In order for JabRef to be smarter about linking PDFs from database entries, I'd like it to exploit the XMP metadata when present (currently autolinking is based on (regexp) filename matching only). In particular the DOI, being by construction unique, seems to be a nice candidate for linking bibtex entries to files. I have a few questions on how to go about it:
(a) How should this matching behave ? When comparing the bibtex entry and the entry reconstructed from XMP data, should we require that all fields match, that a selection of fields match (e.g. matches(doi) AND matches(title)), that any of a number of fields match (e.g. matches(doi) OR matches(title)), or do we need a mix of that (e.g. 'matches(doi) OR (matches(title) AND matches(authors))') ? The last option is the most flexible, but obviously also the hardest to implement...
(b) To developers acquainted with The Source: How should I best go about it ? It seems the name matching part in autolinking is done in net.sf.jabref.Util.findAssociatedFiles(), shall I extend that method or do you have a better suggestion ?

Adrian

If you would like to refer to this comment somewhere else in this project, copy and paste the following link:
- Oliver Kopp - 2013-04-01
  
  Hi,
  
  In order for JabRef to be smarter about linking PDFs from database entries,
  I'd like it to exploit the XMP metadata when present (currently autolinking
  is based on (regexp) filename matching only).
  
  We also have the "find unlinked files" feature, which does more.
  
  Furthermore, there is the possiblity to drag and drop a PDF into JabRef.
  
  Both call the same import behavior.
  
  (a) How should this matching behave ? When comparing the bibtex entry and
  the entry reconstructed from XMP data, should we require that all fields
  match, that a selection of fields match (e.g. matches(doi) AND
  matches(title)), that any of a number of fields match (e.g. matches(doi) OR
  matches(title)), or do we need a mix of that (e.g. 'matches(doi) OR
  (matches(title) AND matches(authors))') ? The last option is the most
  flexible, but obviously also the hardest to implement...
  
  I currently have no idea about that.
  Maybe the "Search" / "Find duplicates" functionality provides some
  support on that?
  
  (b) To developers acquainted with The Source: How should I best go about it
  ? It seems the name matching part in autolinking is done in
  net.sf.jabref.Util.findAssociatedFiles(), shall I extend that method or do
  you have a better suggestion ?
  
  That method feels wrong, since it is a low level method.
  I think the embedding in the importers is right. Have a look at the
  embedding of the "PDFContentImporter". I hope, that helps. Feel free
  to ask in a PM or on IRC. Or we could go through JabRef using
  TeamViewer :)
  
  Please join our developers mailinglist
  https://lists.sourceforge.net/lists/listinfo/jabref-devel to have a
  discussion with other developers there.
  
  Cheers,
  
  Oliver
  
  If you would like to refer to this comment somewhere else in this project, copy and paste the following link:

Adrian Daerr - 2013-04-03

Hello Oliver,
Thanks for your comments.

We also have the "find unlinked files" feature, which does more.

I saw that, but

it does not offer to create bibtex entries from XMP data

it does not offer to attribute the files to existing entries (based e.g. on XMP data)

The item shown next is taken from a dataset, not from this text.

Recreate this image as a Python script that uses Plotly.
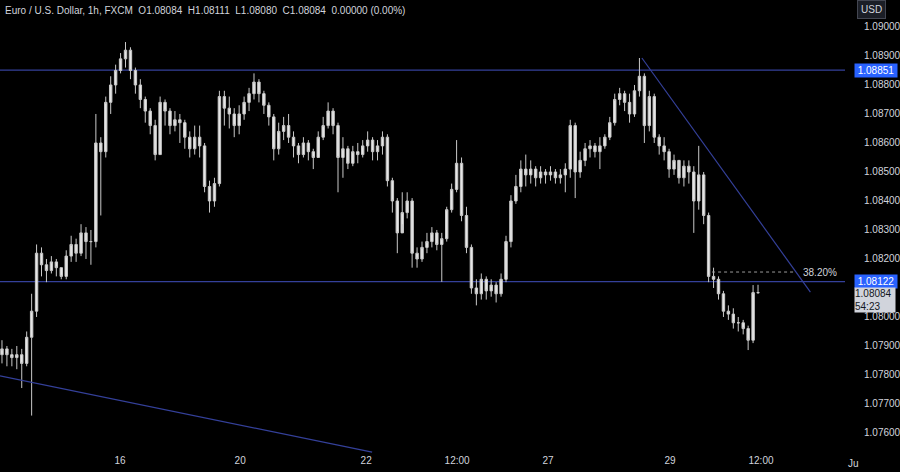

Let me give a bit more details on the cases where I would like to have more support in linking entries and PDFs (and maybe I'll stand corrected if I have just missed existing tools):

I like to be able to name my PDFs as I want (not necessarily obeying a naming convention I have to decide and then forever stick to), rename them as I feel, and/or move them to another subdirectory (e.g. when at some point I have a bunch of papers that I want nicely grouped under a new topic). With any of those actions I loose the entry's links and I would like JabRef to find the files under their new (path)name faster than by

searching for and deleting broken links,

finding unlinked files, create corresponding entries, and

finally clean up duplicates with the 'merge entries' tool

When I get a bunch of XMP tagged articles from a colleague, I want both to add them to my database, and to move the files into appropriate subdirectories.

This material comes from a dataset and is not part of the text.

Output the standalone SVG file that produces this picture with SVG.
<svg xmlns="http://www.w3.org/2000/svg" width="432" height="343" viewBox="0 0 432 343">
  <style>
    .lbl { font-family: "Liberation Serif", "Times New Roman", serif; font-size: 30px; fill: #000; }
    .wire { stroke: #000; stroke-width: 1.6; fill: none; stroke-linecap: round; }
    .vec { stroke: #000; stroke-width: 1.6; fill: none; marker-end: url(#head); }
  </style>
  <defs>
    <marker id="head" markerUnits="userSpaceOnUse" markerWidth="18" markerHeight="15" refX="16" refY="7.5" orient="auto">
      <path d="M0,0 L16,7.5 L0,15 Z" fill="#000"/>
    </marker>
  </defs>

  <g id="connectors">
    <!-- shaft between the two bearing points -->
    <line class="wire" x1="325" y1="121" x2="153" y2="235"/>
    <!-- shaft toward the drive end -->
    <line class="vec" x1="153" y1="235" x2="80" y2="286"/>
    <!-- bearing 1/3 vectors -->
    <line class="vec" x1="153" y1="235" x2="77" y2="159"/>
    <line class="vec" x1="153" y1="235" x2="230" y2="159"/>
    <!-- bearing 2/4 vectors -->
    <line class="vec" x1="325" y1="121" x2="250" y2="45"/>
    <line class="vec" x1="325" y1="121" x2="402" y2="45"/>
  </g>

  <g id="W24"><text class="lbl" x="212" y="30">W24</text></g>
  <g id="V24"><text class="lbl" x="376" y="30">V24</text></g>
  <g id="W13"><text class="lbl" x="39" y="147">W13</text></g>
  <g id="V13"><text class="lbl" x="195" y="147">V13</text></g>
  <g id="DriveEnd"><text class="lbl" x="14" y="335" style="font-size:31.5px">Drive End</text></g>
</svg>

If I first add them to the database and then move each file into
its appropriate subdir, I break the links in the newly created
entries and find myself in the situation described before
(existing entries, existing files but broken links).

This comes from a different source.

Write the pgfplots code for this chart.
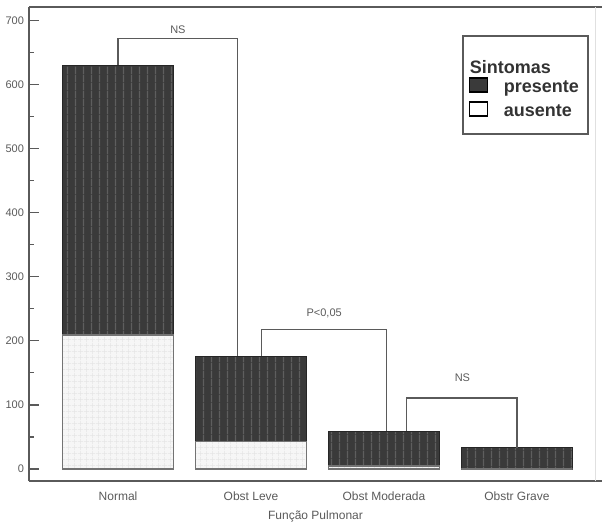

If I first store the files where I want them, there is no easy
dragging and dropping any more because by then they are all in
different places. The 'find unlinked files' tool would of course
then do its job (corresponding entries do not exist yet), if it
were able to create entries based on the XMP data.

Furthermore, there is the possiblity to drag and drop a PDF into JabRef. Both call the same import behavior.

Ok, I'll look at the source of the importers so understand how they work.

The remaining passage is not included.